One thing that's helped me get excited and be happy about the fact I am carrying two at once, is this. The simple reason being: it's going to be great for them.
I am an only child. And while my parents were able to send me to a private boarding school and take me on holidays abroad, one thing that I've always longed for is a sibling. Someone who understands. Who can shoulder some of the family shit that inevitably comes just down to me to solve or take care of or deal with alone.
Someone who perhaps gets what it is like to have a mad father, or have your parents divorce during your final exams, to the really good stuff like growing up in the Natal Midlands to sharing funny family foibles with. Someone you can always rely on to be there - no matter what.
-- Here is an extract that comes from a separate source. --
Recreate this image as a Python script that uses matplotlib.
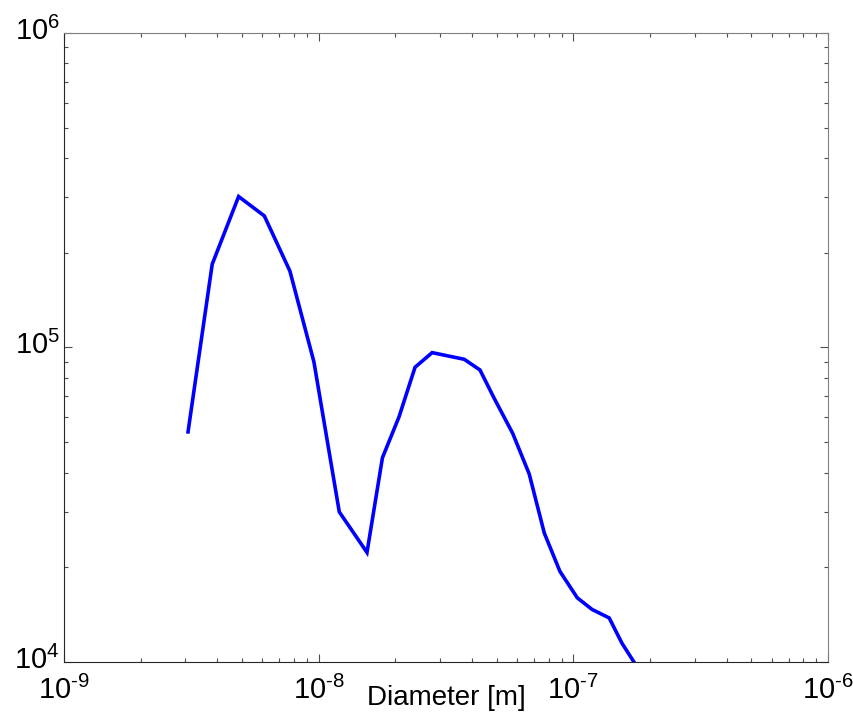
import matplotlib
matplotlib.use('Agg')
import matplotlib.pyplot as plt
import matplotlib.transforms as mtransforms
from matplotlib.ticker import LogLocator, NullFormatter, FixedLocator, FixedFormatter

plt.rcParams['font.family'] = ['Liberation Sans', 'DejaVu Sans']
plt.rcParams['mathtext.fontset'] = 'custom'
plt.rcParams['mathtext.rm'] = 'Liberation Sans'

# particle size distribution
diameter = [3.07e-9, 3.82e-9, 4.85e-9, 6.12e-9, 7.71e-9, 9.58e-9, 1.205e-8,
            1.548e-8, 1.78e-8, 2.07e-8, 2.39e-8, 2.79e-8, 3.73e-8, 4.30e-8,
            4.89e-8, 5.78e-8, 6.71e-8, 7.69e-8, 8.86e-8, 1.036e-7, 1.183e-7,
            1.383e-7, 1.552e-7, 1.93e-7]
number = [5.39e4, 1.84e5, 3.02e5, 2.62e5, 1.75e5, 9.0e4, 3.0e4,
          2.23e4, 4.46e4, 6.03e4, 8.65e4, 9.63e4, 9.17e4, 8.48e4,
          6.89e4, 5.33e4, 3.96e4, 2.57e4, 1.94e4, 1.60e4, 1.47e4,
          1.38e4, 1.147e4, 8.7e3]

xticks = [1e-9, 1e-8, 1e-7, 1e-6]
xticklabels = [r'$\mathregular{10^{\text{-}9}}$', r'$\mathregular{10^{\text{-}8}}$',
               r'$\mathregular{10^{\text{-}7}}$', r'$\mathregular{10^{\text{-}6}}$']
yticks = [1e4, 1e5, 1e6]
yticklabels = [r'$\mathregular{10^{4}}$', r'$\mathregular{10^{5}}$',
               r'$\mathregular{10^{6}}$']

fig = plt.figure(figsize=(8.54, 7.2), dpi=100)
ax = fig.add_axes([0.0749, 0.0806, 0.8947, 0.8736])

ax.plot(diameter, number, color='#0000ff', linewidth=2.6, solid_joinstyle='miter')

ax.set_xscale('log')
ax.set_yscale('log')
ax.set_xlim(1e-9, 1e-6)
ax.set_ylim(1e4, 1e6)

ax.xaxis.set_major_locator(FixedLocator(xticks))
ax.xaxis.set_major_formatter(FixedFormatter(xticklabels))
ax.yaxis.set_major_locator(FixedLocator(yticks))
ax.yaxis.set_major_formatter(FixedFormatter(yticklabels))
ax.xaxis.set_minor_locator(LogLocator(base=10, subs=range(2, 10), numticks=20))
ax.yaxis.set_minor_locator(LogLocator(base=10, subs=range(2, 10), numticks=20))
ax.xaxis.set_minor_formatter(NullFormatter())
ax.yaxis.set_minor_formatter(NullFormatter())

ax.tick_params(which='both', direction='in', top=True, right=True,
               colors='0.3', labelcolor='black', labelsize=21)
ax.tick_params(which='major', length=6, width=0.8)
ax.tick_params(which='minor', length=3, width=0.8)
ax.tick_params(axis='x', pad=10)
ax.tick_params(axis='y', pad=3)

for side in ['left', 'bottom']:
    ax.spines[side].set_color('0.15')
for side in ['top', 'right']:
    ax.spines[side].set_color('0.5')

# keep the "10" of each y label centred on its tick
shift = mtransforms.ScaledTranslation(0, 0.05, fig.dpi_scale_trans)
for lab in ax.get_yticklabels():
    lab.set_transform(lab.get_transform() + shift)

ax.set_xlabel('Diameter [m]', fontsize=20)
ax.xaxis.set_label_coords(0.5, -0.037)

fig.savefig('out.png', dpi=100)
It always strikes me how amazing it must be to have siblings when my mum and her two sisters go on adventures together. And they do - they all live on opposite sides of the planet (Canada, South Africa and New Zealand respectively), and yet make solid plans to go on holidays or shopping trips to Bangkok or meet in various cities, no matter the distance. It wasn't always the case - growing up they would fight - but as adults you couldn't get three closer sisters. And they would do and drop anything for one another.
My twins will have that. Even if they do fight like growing up, I hope they'll always know they have each other. And they'll even have an added, special bond just from being in utero together.
Also - just a thought - going two by two, they're less of a target for bullies and/or paedophiles.
Maybe they'll only appreciate it when they're much older, but it has to be a very special thing being a twin.